Say what you will about The Milk Carton Kids’ old-world acoustic folk music — they know how to put on a show. On Thursday night, the SoCal duo returned to the Lobero for the third time, their first in the headliner position. As such, the show had a subtly celebratory air to it, from quirky start to big, standing-O finish.
The evening began with a set from North Dakota–bred singer/songwriter Tom Brosseau. For those of us born and raised on the West Coast, Brosseau’s particular brand of Middle America folk seems not only of another time but of another world. Alone with a guitar, he interweaves personal stories of his upbringing into nearly all of his hushed, gently plucked songs. And as far as arresting moments go, his “Hard Luck Boy” took Thursday’s top prize with its powerfully heartrending tale about how Brosseau was abandoned by his mother in a Midwest department store.

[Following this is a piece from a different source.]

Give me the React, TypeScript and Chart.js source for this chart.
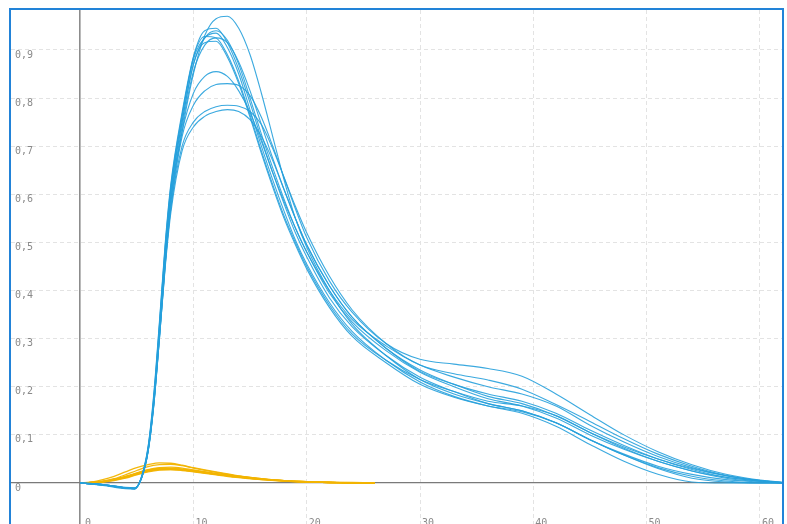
import React, { useEffect, useRef } from "react";
import { Chart, registerables } from "chart.js";

Chart.register(...registerables);

// x positions shared by all blue curves
const blueX = [0, 2, 4, 4.8, 5.4, 6, 6.5, 7, 7.5, 8, 9, 10, 11, 12, 13, 14, 15, 16, 17, 18, 19, 20, 22, 24, 27, 30, 33, 36, 39, 42, 45, 48, 51, 54, 57, 60, 62];

const blue1 = [0, -0.004, -0.010, -0.011, 0.008, 0.065, 0.16, 0.30, 0.45, 0.58, 0.73, 0.85, 0.93, 0.965, 0.97, 0.945, 0.89, 0.81, 0.72, 0.63, 0.55, 0.49, 0.40, 0.33, 0.265, 0.215, 0.185, 0.165, 0.15, 0.125, 0.09, 0.06, 0.035, 0.018, 0.007, 0.002, 0];
const blue2 = [0, -0.004, -0.011, -0.012, 0.010, 0.072, 0.175, 0.325, 0.485, 0.61, 0.76, 0.885, 0.94, 0.945, 0.915, 0.86, 0.79, 0.715, 0.645, 0.58, 0.52, 0.47, 0.385, 0.325, 0.265, 0.22, 0.19, 0.165, 0.15, 0.125, 0.09, 0.058, 0.032, 0.014, 0.004, 0, 0];
const blue3 = [0, -0.003, -0.010, -0.011, 0.009, 0.068, 0.17, 0.315, 0.47, 0.60, 0.75, 0.87, 0.925, 0.94, 0.92, 0.87, 0.80, 0.725, 0.655, 0.59, 0.53, 0.48, 0.395, 0.335, 0.275, 0.23, 0.20, 0.175, 0.16, 0.135, 0.10, 0.07, 0.045, 0.025, 0.012, 0.004, 0];
const blue4 = [0, -0.004, -0.011, -0.012, 0.011, 0.074, 0.18, 0.33, 0.49, 0.615, 0.765, 0.88, 0.925, 0.935, 0.905, 0.85, 0.775, 0.70, 0.63, 0.565, 0.505, 0.455, 0.375, 0.315, 0.255, 0.21, 0.18, 0.16, 0.145, 0.118, 0.08, 0.045, 0.018, 0.002, 0, 0, 0];
const blue5 = [0, -0.005, -0.012, -0.013, 0.012, 0.076, 0.185, 0.335, 0.495, 0.62, 0.77, 0.885, 0.928, 0.925, 0.89, 0.835, 0.765, 0.69, 0.62, 0.555, 0.50, 0.45, 0.37, 0.31, 0.255, 0.215, 0.19, 0.17, 0.16, 0.14, 0.105, 0.075, 0.05, 0.03, 0.015, 0.005, 0.001];
const blue6 = [0, -0.003, -0.009, -0.010, 0.008, 0.066, 0.165, 0.305, 0.46, 0.59, 0.74, 0.855, 0.91, 0.925, 0.915, 0.875, 0.815, 0.745, 0.675, 0.61, 0.55, 0.495, 0.41, 0.345, 0.28, 0.235, 0.205, 0.18, 0.165, 0.14, 0.105, 0.072, 0.045, 0.025, 0.01, 0.003, 0];
const blue7 = [0, -0.004, -0.010, -0.011, 0.010, 0.07, 0.172, 0.32, 0.478, 0.605, 0.75, 0.87, 0.915, 0.918, 0.885, 0.83, 0.76, 0.685, 0.615, 0.55, 0.495, 0.445, 0.365, 0.305, 0.25, 0.205, 0.178, 0.16, 0.148, 0.125, 0.09, 0.058, 0.03, 0.01, 0.002, 0, 0];
const blue8 = [0, -0.004, -0.011, -0.012, 0.010, 0.07, 0.17, 0.315, 0.47, 0.59, 0.73, 0.81, 0.845, 0.855, 0.845, 0.815, 0.77, 0.71, 0.645, 0.585, 0.53, 0.48, 0.40, 0.34, 0.285, 0.245, 0.22, 0.20, 0.185, 0.16, 0.12, 0.085, 0.055, 0.032, 0.015, 0.005, 0.001];
const blue9 = [0, -0.003, -0.010, -0.011, 0.009, 0.066, 0.163, 0.30, 0.45, 0.57, 0.72, 0.785, 0.815, 0.828, 0.83, 0.826, 0.805, 0.76, 0.70, 0.635, 0.57, 0.51, 0.42, 0.355, 0.29, 0.257, 0.247, 0.238, 0.222, 0.185, 0.142, 0.10, 0.065, 0.038, 0.018, 0.006, 0.002];
const blue10 = [0, -0.004, -0.011, -0.012, 0.010, 0.068, 0.165, 0.305, 0.455, 0.57, 0.70, 0.75, 0.772, 0.782, 0.785, 0.783, 0.772, 0.745, 0.695, 0.635, 0.575, 0.52, 0.43, 0.36, 0.29, 0.245, 0.227, 0.214, 0.195, 0.163, 0.128, 0.092, 0.06, 0.035, 0.016, 0.005, 0.001];
const blue11 = [0, -0.003, -0.010, -0.011, 0.009, 0.065, 0.16, 0.30, 0.445, 0.56, 0.69, 0.74, 0.762, 0.772, 0.776, 0.772, 0.755, 0.72, 0.67, 0.61, 0.55, 0.495, 0.41, 0.345, 0.28, 0.232, 0.205, 0.185, 0.17, 0.145, 0.11, 0.078, 0.05, 0.028, 0.012, 0.004, 0];

// x positions shared by all orange curves
const orangeX = [0, 1, 2, 3, 4, 5, 6, 7, 8, 9, 10, 12, 14, 16, 18, 20, 22, 24, 26];

const orange1 = [0, 0.002, 0.007, 0.014, 0.023, 0.032, 0.038, 0.042, 0.041, 0.037, 0.032, 0.023, 0.015, 0.009, 0.005, 0.002, 0.001, 0, 0];
const orange2 = [0, 0.001, 0.004, 0.009, 0.017, 0.026, 0.034, 0.038, 0.039, 0.036, 0.031, 0.022, 0.014, 0.008, 0.004, 0.002, 0.001, 0, 0];
const orange3 = [0, 0.001, 0.003, 0.007, 0.013, 0.020, 0.027, 0.031, 0.031, 0.029, 0.026, 0.019, 0.013, 0.008, 0.005, 0.003, 0.0015, 0.0005, 0];
const orange4 = [0, 0.001, 0.003, 0.007, 0.012, 0.019, 0.025, 0.029, 0.029, 0.027, 0.024, 0.018, 0.012, 0.007, 0.004, 0.002, 0.001, 0, 0];
const orange5 = [0, 0.001, 0.004, 0.008, 0.014, 0.021, 0.028, 0.032, 0.033, 0.031, 0.027, 0.020, 0.014, 0.009, 0.005, 0.003, 0.001, 0, 0];
const orange6 = [0, 0.001, 0.002, 0.006, 0.011, 0.018, 0.024, 0.028, 0.028, 0.026, 0.023, 0.017, 0.011, 0.007, 0.004, 0.002, 0.001, 0, 0];
const orange7 = [0, 0.001, 0.003, 0.007, 0.013, 0.020, 0.026, 0.030, 0.030, 0.028, 0.025, 0.019, 0.013, 0.008, 0.005, 0.003, 0.002, 0.001, 0];
const orange8 = [0, 0.0005, 0.002, 0.005, 0.010, 0.017, 0.023, 0.027, 0.028, 0.027, 0.024, 0.018, 0.012, 0.0075, 0.0045, 0.0025, 0.001, 0.0003, 0];

const blueSeries = [blue1, blue2, blue3, blue4, blue5, blue6, blue7, blue8, blue9, blue10, blue11];
const orangeSeries = [orange1, orange2, orange3, orange4, orange5, orange6, orange7, orange8];

const BLUE = "rgba(38,160,220,0.9)";
const ORANGE = "rgba(242,180,0,0.95)";
const GRID = "#e3e3e3";
const AXIS = "#8c8c8c";
const LABEL = "#8a8a8a";

const isZero = (v: any) => v !== undefined && Math.abs(Number(v)) < 1e-9;

export default function App() {
  const ref = useRef<HTMLCanvasElement | null>(null);

  useEffect(() => {
    if (!ref.current) return;
    const mk = (xs: number[], ys: number[], color: string, w: number) => ({
      data: ys.map((y, i) => ({ x: xs[i], y })),
      borderColor: color,
      backgroundColor: color,
      borderWidth: w,
      pointRadius: 0,
      fill: false,
      cubicInterpolationMode: "monotone" as const,
    });
    const datasets = [
      ...blueSeries.map((ys) => mk(blueX, ys, BLUE, 1.1)),
      ...orangeSeries.map((ys) => mk(orangeX, ys, ORANGE, 1.3)),
    ];
    const font = { family: "'DejaVu Sans Mono', monospace", size: 10 };
    const chart = new Chart(ref.current, {
      type: "line",
      data: { datasets },
      options: {
        animation: false,
        responsive: false,
        maintainAspectRatio: false,
        layout: { padding: 0 },
        plugins: { legend: { display: false }, tooltip: { enabled: false } },
        scales: {
          x: {
            type: "linear",
            min: -6.1,
            max: 61.95,
            grid: {
              drawTicks: false,
              color: (ctx: any) => (isZero(ctx.tick?.value) ? AXIS : GRID),
              lineWidth: (ctx: any) => (isZero(ctx.tick?.value) ? 1.6 : 1),
            },
            border: {
              display: false,
              dash: (ctx: any) => (isZero(ctx.tick?.value) ? [] : [4, 3]),
            },
            ticks: {
              stepSize: 10,
              includeBounds: false,
              mirror: true,
              padding: 0,
              labelOffset: 8,
              color: LABEL,
              font,
              maxRotation: 0,
              autoSkip: false,
              callback: (v: any) => String(Math.round(Number(v))),
            },
            afterFit: (s: any) => {
              s.height = 0;
              s.paddingLeft = 0;
              s.paddingRight = 0;
            },
          },
          y: {
            type: "linear",
            min: -0.0956,
            max: 0.983,
            grid: {
              drawTicks: false,
              color: (ctx: any) => (isZero(ctx.tick?.value) ? "#7a7a7a" : GRID),
              lineWidth: (ctx: any) => (isZero(ctx.tick?.value) ? 1.2 : 1),
            },
            border: {
              display: false,
              dash: (ctx: any) => (isZero(ctx.tick?.value) ? [] : [4, 3]),
            },
            ticks: {
              stepSize: 0.1,
              includeBounds: false,
              mirror: true,
              padding: 4,
              labelOffset: 5,
              color: LABEL,
              font,
              callback: (v: any) => {
                const r = Math.round(Number(v) * 10) / 10;
                return r === 0 ? "0" : String(r).replace(".", ",");
              },
            },
            afterFit: (s: any) => {
              s.width = 0;
              s.paddingTop = 0;
              s.paddingBottom = 0;
            },
          },
        },
      },
    });
    return () => chart.destroy();
  }, []);

  return (
    <div
      style={{
        position: "fixed",
        left: 0,
        top: 0,
        width: 787,
        height: 524,
        overflow: "hidden",
        background: "#ffffff",
      }}
    >
      <div
        style={{
          position: "absolute",
          left: 9,
          top: 8,
          width: 771,
          height: 560,
          border: "2px solid #2283d8",
        }}
      >
        <canvas
          ref={ref}
          width={771}
          height={519}
          style={{ display: "block", width: 771, height: 519 }}
        />
      </div>
    </div>
  );
}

For the evening’s second act, Joey Ryan and bandmate Kenneth Pattengale did more than pull their weight as headliners. Over the course of an hour and a half, the Kids zigged and zagged all over their catalog, delivering just enough big, breakneck-speed fretwork (“Honey, Honey,” “I Still Want a Little More”) to keep things lively. Of course, as fans will tell you, the band is at its best in the quieter moments in between, and Thursday’s show offered no shortage of gentle, resonating selections. Of special mention was the lyrically rich opener “Hope of a Lifetime,” “Stealing Romance,” and the late-set oldie “Memoirs of an Owned Dog.”
Still, it’s the way Ryan and Pattengale interact — in and out of song — that makes a Milk Carton Kids show a truly memorable experience, and on Thursday, the duo’s mix of unspoken musical interplay and Penn and Teller–style banter was firing on all cylinders. Revival music rarely sounds so good.